Aus Sicht des Diplomaten deutet zudem nichts auf eine mögliche Ablösung Putins hin. Mit Putins Wiederwahl sei zu rechnen, sagte Lambsdorff. Bruchlinien im System Putin erkenne er "derzeit nicht". Auch habe er "keinerlei Hinweis darauf erkennen" können, dass es dem Kreml-Chef gesundheitlich "nicht gut gehen könnte".
Weitere verschärfte EU-Sanktionen gegen Moskau hält der deutsche Botschafter "nachweislich" für wirksam. Sanktionen seien "kein Lichtschalter", sagte Lambsdorff. "Man knipst nicht eine Sanktion an und ändert damit im selben Moment das Verhalten der sanktionierten Seite." Sanktionen seien dazu da, "die Kosten für ein bestimmtes Verhalten in die Höhe zu treiben. Und das passiert nachweislich".

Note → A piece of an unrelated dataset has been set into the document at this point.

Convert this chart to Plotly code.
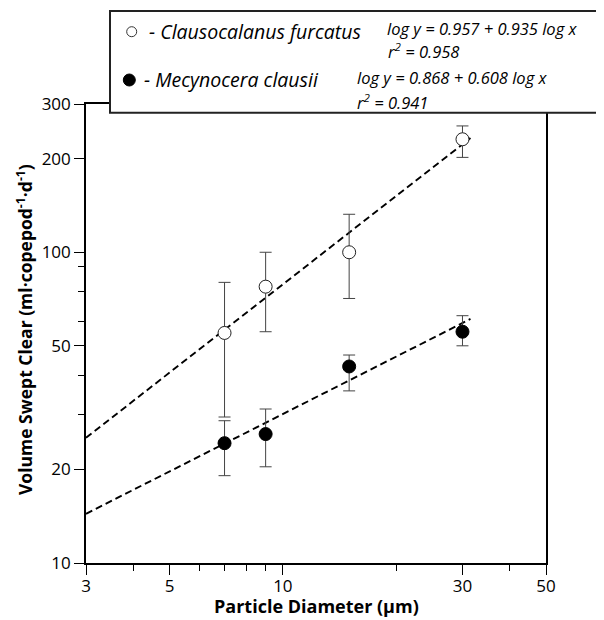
import plotly.graph_objects as go

# ---- data ----
diam = [7, 9, 15, 30]                      # particle diameter (µm)
cf_y = [55, 77.5, 100, 231]                # Clausocalanus furcatus
cf_hi = [80, 100, 132.5, 255]
cf_lo = [29.5, 55.5, 71, 202]
mc_y = [24.3, 26.0, 42.9, 55.5]            # Mecynocera clausii
mc_hi = [28.7, 31.3, 46.7, 62.5]
mc_lo = [19.1, 20.4, 35.8, 50.0]
fit_x = [3, 31.5]                          # regression line ends
cf_fit = [25.3, 233]
mc_fit = [14.4, 61]

x_major = [3, 5, 10, 30, 50]
x_minor = [4, 6, 7, 8, 9, 20, 40]
y_major = [10, 20, 50, 100, 200, 300]
y_minor = [30, 40, 60, 75, 90]

FONT = "Open Sans"
OFF = 8                      # page body margin offset
W, H = 604 - OFF, 620 - OFF
L, R, T, B = 86 - OFF, 58, 104 - OFF, 57
PW, PH = W - L - R, H - T - B


def px(xp):
    return (xp - OFF - L) / PW


def py(yp):
    return (H - B - (yp - OFF)) / PH


fig = go.Figure()
for fy in (cf_fit, mc_fit):
    fig.add_trace(go.Scatter(x=fit_x, y=fy, mode="lines",
                             line=dict(color="black", width=1.9, dash="7px,4px"),
                             showlegend=False, hoverinfo="skip"))
fig.add_trace(go.Scatter(
    x=diam, y=cf_y, mode="markers", showlegend=False,
    marker=dict(symbol="circle", size=13, color="white",
                line=dict(color="#222", width=1)),
    error_y=dict(type="data", symmetric=False,
                 array=[h - v for h, v in zip(cf_hi, cf_y)],
                 arrayminus=[v - l for l, v in zip(cf_lo, cf_y)],
                 color="#444", thickness=1, width=6)))
fig.add_trace(go.Scatter(
    x=diam, y=mc_y, mode="markers", showlegend=False,
    marker=dict(symbol="circle", size=13, color="black",
                line=dict(color="black", width=1)),
    error_y=dict(type="data", symmetric=False,
                 array=[h - v for h, v in zip(mc_hi, mc_y)],
                 arrayminus=[v - l for l, v in zip(mc_lo, mc_y)],
                 color="#444", thickness=1, width=6)))

axis_common = dict(type="log", showgrid=False, zeroline=False,
                   showline=True, linecolor="black", linewidth=1.6,
                   mirror=True, ticks="outside", ticklen=10, tickwidth=1.2,
                   tickcolor="black", tickmode="array", automargin=False,
                   tickfont=dict(family=FONT, size=17, color="black"))

fig.update_xaxes(**axis_common, range=[0.47712, 1.69897],
                 tickvals=x_major, ticktext=[str(v) for v in x_major],
                 ticklabelstandoff=-3,
                 minor=dict(tickmode="array", tickvals=x_minor, ticks="outside",
                            ticklen=6, tickwidth=1.2, tickcolor="black"))
fig.update_yaxes(**axis_common, range=[1, 2.47712],
                 tickvals=y_major, ticktext=[str(v) for v in y_major],
                 minor=dict(tickmode="array", tickvals=y_minor, ticks="outside",
                            ticklen=6, tickwidth=1.2, tickcolor="black"))

shapes = [
    dict(type="rect", xref="paper", yref="paper",
         x0=px(110), x1=px(606), y0=py(112.7), y1=py(11),
         line=dict(color="#222", width=2), fillcolor="white", layer="above"),
    dict(type="circle", xref="paper", yref="paper",
         x0=px(126.7), x1=px(136.7), y0=py(36.7), y1=py(26.7),
         line=dict(color="#333", width=1), fillcolor="white", layer="above"),
    dict(type="circle", xref="paper", yref="paper",
         x0=px(123.3), x1=px(135.3), y0=py(86), y1=py(74),
         line=dict(color="black", width=1), fillcolor="black", layer="above"),
]


def ann(text, x, y, size, xanchor="left", angle=0, yanchor="middle"):
    return dict(text=text, xref="paper", yref="paper", x=px(x), y=py(y),
                xanchor=xanchor, yanchor=yanchor, showarrow=False,
                textangle=angle, align="left" if xanchor == "left" else "center",
                font=dict(family=FONT, size=size, color="black"))


annotations = [
    ann("<i>- Clausocalanus furcatus</i>", 147, 32, 19.5),
    ann("<i>log y = 0.957 + 0.935 log x</i>", 385, 28, 16.5),
    ann("<i>r<sup>2</sup> = 0.958</i>", 386, 51, 16.5),
    ann("<i>- Mecynocera clausii</i>", 142, 80, 19.5),
    ann("<i>log y = 0.868 + 0.608 log x</i>", 355, 78, 16.5),
    ann("<i>r<sup>2</sup> = 0.941</i>", 355, 102, 16.5),
    ann("<b>Particle Diameter (µm)</b>", 316, 620, 18, xanchor="center",
        yanchor="bottom"),
    ann("<b>Volume Swept Clear (ml·copepod<sup>-1</sup>·d<sup>-1</sup>)</b>",
        24, 330, 17.5, xanchor="center", angle=-90),
]

fig.update_layout(width=W, height=H, margin=dict(l=L, r=R, t=T, b=B),
                  plot_bgcolor="white", paper_bgcolor="white",
                  shapes=shapes, annotations=annotations,
                  font=dict(family=FONT, color="black"))

fig.write_html("out.html", config={"displayModeBar": False})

In der russischen Bevölkerung stellte Lambsdorff ein vorsichtiges Abrücken vom Krieg fest. "In der normalen Bevölkerung gibt es eher eine diffuse Friedenssehnsucht", sagte der deutsche Diplomat. Umfragen zeigten, "dass der Wunsch nach einer Rückkehr zur Normalität sehr stark" sei. Viele Menschen störten sich an der Inflation und den wegen der Sanktionen eingeschränkten Reisemöglichkeiten.
Von den großen Städten werde der Krieg weitgehend ferngehalten und eine Illusion von Normalität aufrechterhalten. In Moskau "wird zwar auf Plakaten um Freiwillige für die Armee geworben. Aber die Restaurants und Museen sind geöffnet, es gibt Ballett- und Opernvorstellungen". Der wichtigste Unterschied seien die Drohnenangriffe. Man könne nicht sicher, ob nachts etwas passiert. "Regelmäßig müssen die Moskauer Flughäfen für ein paar Stunden schließen, und es gibt auch Treffer in der Stadt. Das beeinträchtigt das Leben auch in der Hauptstadt", sagte er.
Auf dem Land gebe ebenfalls die Plakate mit Werbung für Dienst in den Streitkräften, aber mit konkreten Gehältern und Unterzeichnungsprämien. Wer sich verpflichtet, dem werden pro Monat 2000 Euro versprochen – das ist deutlich mehr als der Mindestlohn von etwa 130 Euro.
Der frühere FDP-Außenpolitiker Lambsdorff hatte sein Amt im August angetreten. Der Botschafterposten in Moskau gilt derzeit als einer der schwierigsten, den das Auswärtige Amt zu vergeben hat. Nach dem russischen Überfall auf die Ukraine hatten Russland und Deutschland gegenseitig mehrfach diplomatisches Personal ausgewiesen. Die diplomatischen Beziehungen zwischen beiden Ländern sind auf einem Tiefpunkt.